Excerpt
The last person on Earth died suffering and alone.
Her dignity tattered and sullied as her torn silk dress, the woman shivered in the dry heat as she clutched her child. "It's all right, honey, don't you worry," she rasped, gently bouncing the boy in her arms. His limbs swayed like tiny pendulums, his clouded eyes stared past walls and ceiling.
A plasticized ID badge on her collar proclaimed her Executive Vice President of Soshiba Varicorp. The photo on the badge depicted a glamorous woman with bright white smile and sparkling green eyes. The woman wearing the badge could have been her grandmother.
Like a zombie, she shuffled out from the shelter’s blast-skewed entryway. Harsh gusts tossed the matted locks of her once fair hair and pelted her gaunt cheeks with the dust of shattered concrete. Roaring crackles above drew her blotchy red eyes, and she followed the strange aircraft as they climbed out of sight through hazy, darkened skies.
Her stomach heaved, triggering a fit of hacking coughs. Fresh blood renewed the ruddy crust on her lips and chin. Too exhausted to cry anymore, she slumped to her knees and collapsed into the thousands of bodies littering the street.
* * * * *
There was no warning of the attack. Power, communications, data, monetary transactions—every strand in the dense web interconnecting humanity simply disappeared at once. That night, the sky gleamed with the stars’ dazzling luminance, unseen since times before electricity, enhanced by the glowing trails of plummeting satellites.

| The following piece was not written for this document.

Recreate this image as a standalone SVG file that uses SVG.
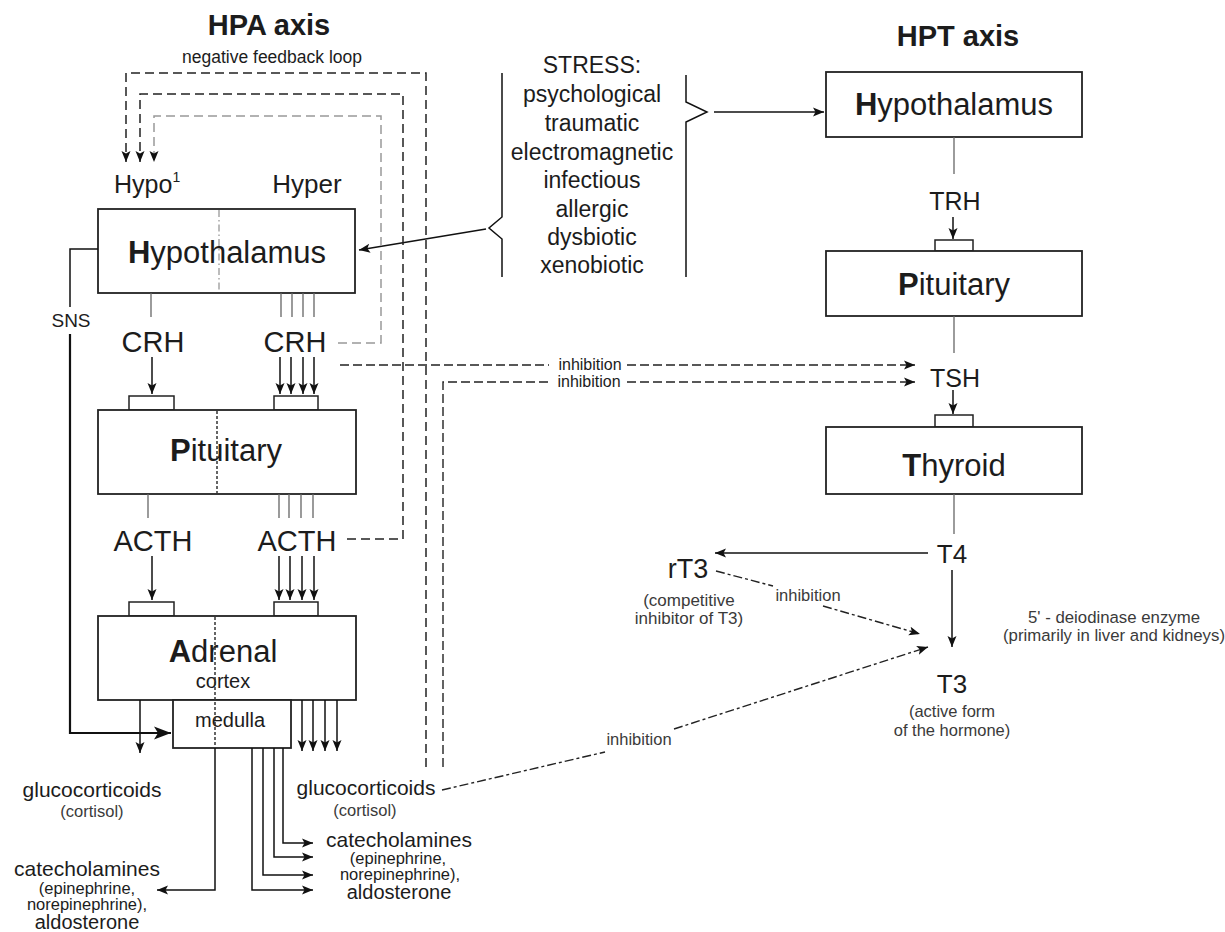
<svg xmlns="http://www.w3.org/2000/svg" width="1225" height="932" viewBox="0 0 1225 932">
<defs>
<marker id="ah" markerUnits="userSpaceOnUse" markerWidth="12" markerHeight="10" refX="11" refY="5" orient="auto">
<path d="M0,0.5 L11,5 L0,9.5 L2.5,5 z" fill="#111"/>
</marker>
<marker id="ahb" markerUnits="userSpaceOnUse" markerWidth="18" markerHeight="14" refX="17" refY="7" orient="auto">
<path d="M0,0.5 L17,7 L0,13.5 L4,7 z" fill="#111"/>
</marker>
<style>
.t{font-family:"Liberation Sans",Arial,sans-serif;fill:#1c1c1c;text-anchor:middle}
.s{fill:#3a3a3a}
.b{font-weight:bold}
.box{fill:#fff;stroke:#222;stroke-width:1.8}
.rec{fill:#fff;stroke:#222;stroke-width:1.5}
.ln{fill:none;stroke:#111;stroke-width:1.5}
.thick{fill:none;stroke:#111;stroke-width:2.2}
.thin{fill:none;stroke:#666;stroke-width:1.3}
.dash{fill:none;stroke:#222;stroke-width:1.5;stroke-dasharray:9 5}
.dashg{fill:none;stroke:#999;stroke-width:1.5;stroke-dasharray:9 5}
.inh{fill:none;stroke:#222;stroke-width:1.4;stroke-dasharray:9 4}
.inh2{fill:none;stroke:#222;stroke-width:1.4;stroke-dasharray:9 3 3 3}
.dot{fill:none;stroke:#333;stroke-width:1.5;stroke-dasharray:3 2}
.dashdot{fill:none;stroke:#999;stroke-width:1.3;stroke-dasharray:7 3 1.5 3}
</style>
</defs>

<g id="hpa-title">
<text class="t b" x="269" y="35" font-size="29">HPA axis</text>
<text class="t" x="272" y="63" font-size="17.5">negative feedback loop</text>
<text class="t" x="114" y="193" font-size="25" style="text-anchor:start">Hypo<tspan font-size="14" dy="-11">1</tspan></text>
<text class="t" x="307" y="193" font-size="26">Hyper</text>
</g>

<g id="hpa-hypothalamus">
<rect class="box" x="98" y="209" width="257" height="84"/>
<line class="dashdot" x1="219" y1="210" x2="219" y2="292"/>
<text class="t" x="227" y="263" font-size="31"><tspan class="b">H</tspan>ypothalamus</text>
</g>

<g id="hpa-pituitary">
<rect class="rec" x="129" y="396" width="45" height="14"/>
<rect class="rec" x="274" y="396" width="44" height="14"/>
<rect class="box" x="98" y="410" width="258" height="84"/>
<line class="dot" x1="217" y1="411" x2="217" y2="493"/>
<text class="t" x="226" y="461" font-size="31"><tspan class="b">P</tspan>ituitary</text>
</g>

<g id="hpa-adrenal">
<rect class="rec" x="129" y="602" width="45" height="14"/>
<rect class="rec" x="274" y="602" width="44" height="14"/>
<rect class="box" x="98" y="616" width="258" height="84"/>
<text class="t" x="223" y="662" font-size="31"><tspan class="b">A</tspan>drenal</text>
<text class="t" x="223" y="688" font-size="20">cortex</text>
</g>

<g id="medulla">
<rect class="box" x="173" y="700" width="118" height="48"/>
<text class="t" x="230" y="727" font-size="20">medulla</text>
<line class="dot" x1="215" y1="617" x2="215" y2="747"/>
</g>

<g id="crh">
<text class="t" x="153" y="352" font-size="29">CRH</text>
<text class="t" x="295" y="352" font-size="29">CRH</text>
</g>
<g id="acth">
<text class="t" x="153" y="551" font-size="29">ACTH</text>
<text class="t" x="297" y="551" font-size="29">ACTH</text>
</g>
<g id="sns"><text class="t" x="71" y="327" font-size="19">SNS</text></g>

<g id="outputs-left">
<text class="t" x="92" y="797" font-size="21">glucocorticoids</text>
<text class="t s" x="92" y="817" font-size="16.5">(cortisol)</text>
<text class="t" x="87" y="876" font-size="21">catecholamines</text>
<text class="t" x="87" y="894" font-size="16.5">(epinephrine,</text>
<text class="t" x="87" y="910" font-size="16.5">norepinephrine),</text>
<text class="t" x="87" y="929" font-size="20">aldosterone</text>
</g>
<g id="outputs-right">
<text class="t" x="366" y="795" font-size="21">glucocorticoids</text>
<text class="t s" x="365" y="816" font-size="16.5">(cortisol)</text>
<text class="t" x="399" y="847" font-size="21">catecholamines</text>
<text class="t" x="398" y="864" font-size="16.5">(epinephrine,</text>
<text class="t" x="400" y="880" font-size="16.5">norepinephrine),</text>
<text class="t" x="399" y="899" font-size="20">aldosterone</text>
</g>

<g id="stress">
<text class="t" x="592" y="73" font-size="23">STRESS:</text>
<text class="t" x="592" y="102" font-size="23">psychological</text>
<text class="t" x="592" y="131" font-size="23">traumatic</text>
<text class="t" x="592" y="160" font-size="23">electromagnetic</text>
<text class="t" x="592" y="188" font-size="23">infectious</text>
<text class="t" x="592" y="217" font-size="23">allergic</text>
<text class="t" x="592" y="245" font-size="23">dysbiotic</text>
<text class="t" x="592" y="273" font-size="23">xenobiotic</text>
<path class="ln" d="M502,73 V217 L489,228 L502,239 V277"/>
<path class="ln" d="M686,75 V102 L707,112 L686,122 V277"/>
</g>

<g id="hpt-title"><text class="t b" x="958" y="46" font-size="29">HPT axis</text></g>
<g id="hpt-hypothalamus">
<rect class="box" x="826" y="72" width="256" height="65"/>
<text class="t" x="954" y="115" font-size="31"><tspan class="b">H</tspan>ypothalamus</text>
</g>
<g id="trh"><text class="t" x="955" y="210" font-size="25">TRH</text></g>
<g id="hpt-pituitary">
<rect class="rec" x="935" y="240" width="38" height="11"/>
<rect class="box" x="826" y="251" width="256" height="65"/>
<text class="t" x="954" y="295" font-size="31"><tspan class="b">P</tspan>ituitary</text>
</g>
<g id="tsh"><text class="t" x="955" y="387" font-size="25">TSH</text></g>
<g id="hpt-thyroid">
<rect class="rec" x="935" y="415" width="38" height="12"/>
<rect class="box" x="826" y="427" width="256" height="67"/>
<text class="t" x="954" y="476" font-size="31"><tspan class="b">T</tspan>hyroid</text>
</g>
<g id="t4"><text class="t" x="952" y="563" font-size="26">T4</text></g>
<g id="rt3">
<text class="t" x="688" y="578" font-size="27">rT3</text>
<text class="t s" x="689" y="606" font-size="17">(competitive</text>
<text class="t s" x="689" y="624" font-size="17">inhibitor of T3)</text>
</g>
<g id="t3">
<text class="t" x="952" y="693" font-size="26">T3</text>
<text class="t s" x="952" y="717" font-size="16.5">(active form</text>
<text class="t s" x="952" y="736" font-size="16.5">of the hormone)</text>
</g>
<g id="deiodinase">
<text class="t s" x="1114" y="623" font-size="16.8">5' - deiodinase enzyme</text>
<text class="t s" x="1114" y="641" font-size="16.8">(primarily in liver and kidneys)</text>
</g>

<g id="connectors">
<path class="ln" d="M486,229 L359,250" marker-end="url(#ah)"/>
<path class="ln" d="M714,112 H824" marker-end="url(#ah)"/>
<path class="thin" d="M151,293 V317"/>
<path class="thin" d="M281,293 V317 M292,293 V317 M303,293 V317 M314,293 V317"/>
<path class="ln" d="M152,357 V394" marker-end="url(#ah)"/>
<path class="ln" d="M280,357 V394" marker-end="url(#ah)"/>
<path class="ln" d="M291,357 V394" marker-end="url(#ah)"/>
<path class="ln" d="M303,357 V394" marker-end="url(#ah)"/>
<path class="ln" d="M314,357 V394" marker-end="url(#ah)"/>
<path class="thin" d="M148,494 V518"/>
<path class="thin" d="M279,494 V518 M289,494 V518 M301,494 V518 M313,494 V518"/>
<path class="ln" d="M152,556 V600" marker-end="url(#ah)"/>
<path class="ln" d="M279,556 V600" marker-end="url(#ah)"/>
<path class="ln" d="M290,556 V600" marker-end="url(#ah)"/>
<path class="ln" d="M302,556 V600" marker-end="url(#ah)"/>
<path class="ln" d="M314,556 V600" marker-end="url(#ah)"/>
<path class="ln" d="M140,700 V753" marker-end="url(#ah)"/>
<path class="ln" d="M302,700 V751" marker-end="url(#ah)"/>
<path class="ln" d="M313,700 V751" marker-end="url(#ah)"/>
<path class="ln" d="M325,700 V751" marker-end="url(#ah)"/>
<path class="ln" d="M337,700 V751" marker-end="url(#ah)"/>
<path class="ln" d="M98,249 H70 V307"/>
<path class="thick" d="M70,334 V733 H171" marker-end="url(#ahb)"/>
<path class="ln" d="M215,748 V890 H157" marker-end="url(#ah)"/>
<path class="ln" d="M283,748 V843 H313" marker-end="url(#ah)"/>
<path class="ln" d="M274,748 V857 H313" marker-end="url(#ah)"/>
<path class="ln" d="M263,748 V875 H313" marker-end="url(#ah)"/>
<path class="ln" d="M252,748 V890 H313" marker-end="url(#ah)"/>
<path class="dash" d="M426,767 V73 H126 V162" marker-end="url(#ah)"/>
<path class="dash" d="M347,539 H403 V94 H140 V162" marker-end="url(#ah)"/>
<path class="dashg" d="M338,343 H381 V116 H154 V162" marker-end="url(#ah)"/>
<path class="inh" d="M340,365 H549"/>
<path class="inh" d="M627,365 H915" marker-end="url(#ah)"/>
<text class="t" x="590" y="370" font-size="16">inhibition</text>
<path class="inh" d="M443,767 V382 H551"/>
<path class="inh" d="M627,382 H915" marker-end="url(#ah)"/>
<text class="t" x="589" y="387" font-size="16">inhibition</text>
<path class="thin" d="M954,137 V174"/>
<path class="ln" d="M953,217 V239" marker-end="url(#ah)"/>
<path class="thin" d="M954,316 V353"/>
<path class="ln" d="M953,390 V414" marker-end="url(#ah)"/>
<path class="thin" d="M954,494 V534"/>
<path class="ln" d="M928,553 H715" marker-end="url(#ah)"/>
<path class="ln" d="M952,570 V647" marker-end="url(#ah)"/>
<path class="inh2" d="M716,571 L773,586"/>
<text class="t s" x="808" y="601" font-size="16.5">inhibition</text>
<path class="inh2" d="M823,606 L920,634" marker-end="url(#ah)"/>
<path class="inh2" d="M442,790 L605,752"/>
<text class="t s" x="639" y="745" font-size="16.5">inhibition</text>
<path class="inh2" d="M674,729 L928,647" marker-end="url(#ah)"/>
</g>
</svg>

Before anyone could fully comprehend the scale of the failures, the first detonations bloomed in brilliant indigo over the largest cities.
Whole coastlines shuddered under the savage blasts, launching towering tsunamis from Greenland to Antarctica. Rampant fires and surging volcanism blotted the sky with sooty ash, reducing the sun to a pale disk. Rioting was barbaric, and in those frenzied weeks, people brutally fought one another for any resource they could scavenge.
For weeks, the detonations continued, methodically reducing the largest areas of man’s endeavors to glassy, charred craters. When the indigo blasts finally ceased, small bands of confused and emaciated survivors crawled from their shelters. They struggled to comprehend the nightmare surrounding them and wondered if it was over or if the lull was prelude to something worse.
Days later waves of assault transports descended through the smothered atmosphere, expelling row after row of armored soldiers. The soldiers sped through the ruined landscapes, their saffron-yellow eyes never leaving the sights of their short weapons. Like hounds, they sniffed out their prey and flushed whole groups of survivors to the streets where hovering gun ships cut them down.
The flood of soldiers cascaded into the surrounding neighborhoods, igniting panic wherever it ran. Long, slender tails gave the invaders superior balance over the piles of rubble, and their pitched-forward, loping gait was too swift for any to outrun. Shrieks, screams and weapons’ fire were continuous; and all the while, more troop carriers descended from above. The meager human resistance was annihilated, the global infrastructures were smashed.
But then, the terror was over.
As suddenly as they came, the invaders packed into their carriers and ascended. Formations of special planes replaced them, flying low and slow in wide patterns, atomizing a sweet smelling, sweet tasting mist into the air. The few still alive—desperate, starving, dying of radiation and thirst—could not stop themselves from lapping the dew off any surface it touched.
In so doing, they ingested a virus tailor-made for the Human genome.
Thriving amid the squalor, the pestilence ravenously devoured the last pockets of tired, ragged survivors, liquefying their internal organs.
No ambassadors were received or sent. No attempt at communication earned reply, not even the unconditional surrender.
The invasion was never about conquest. It was about extermination.
Forty thousand years of Human development were eliminated in less than two months. And so, with a hacking cough, Earth’s great civilizations died.
* * * * *
Debate carried on for decades among the blue skinned invaders, then centuries, until popular sentiment at last decreed the annihilation of Humanity was a grievous mistake. The reasons, justifications, and provocations simply could not equal the deliberate extinction of a nascent species. Naturally, large segments of the society maintained until the end of their long lives that the pre-emptive extermination prevented an imminent and costly war. It did not matter if they were right. This ancient and splendid race had committed genocide and it weighed heavily on their collective conscience.
Time rolled on and memory of that crime had all but faded when the disappearances began. Deep space transports vanished along their routes, with only a burst of static before the void swallowed them whole. For all their technological advancement, none could rationally explain the disappearances, and amid the rumors and suppositions that followed, an arcane term resurfaced with new meaning. Those who spoke publicly of “Da-oma Ka-chi-in” were derided as superstitious or overly pious, but all who heard the term trembled inside, their unpunished guilt of massacring an entire people awakened by an ancient religious phrase meaning, “Ravenous, Angry Ghosts.”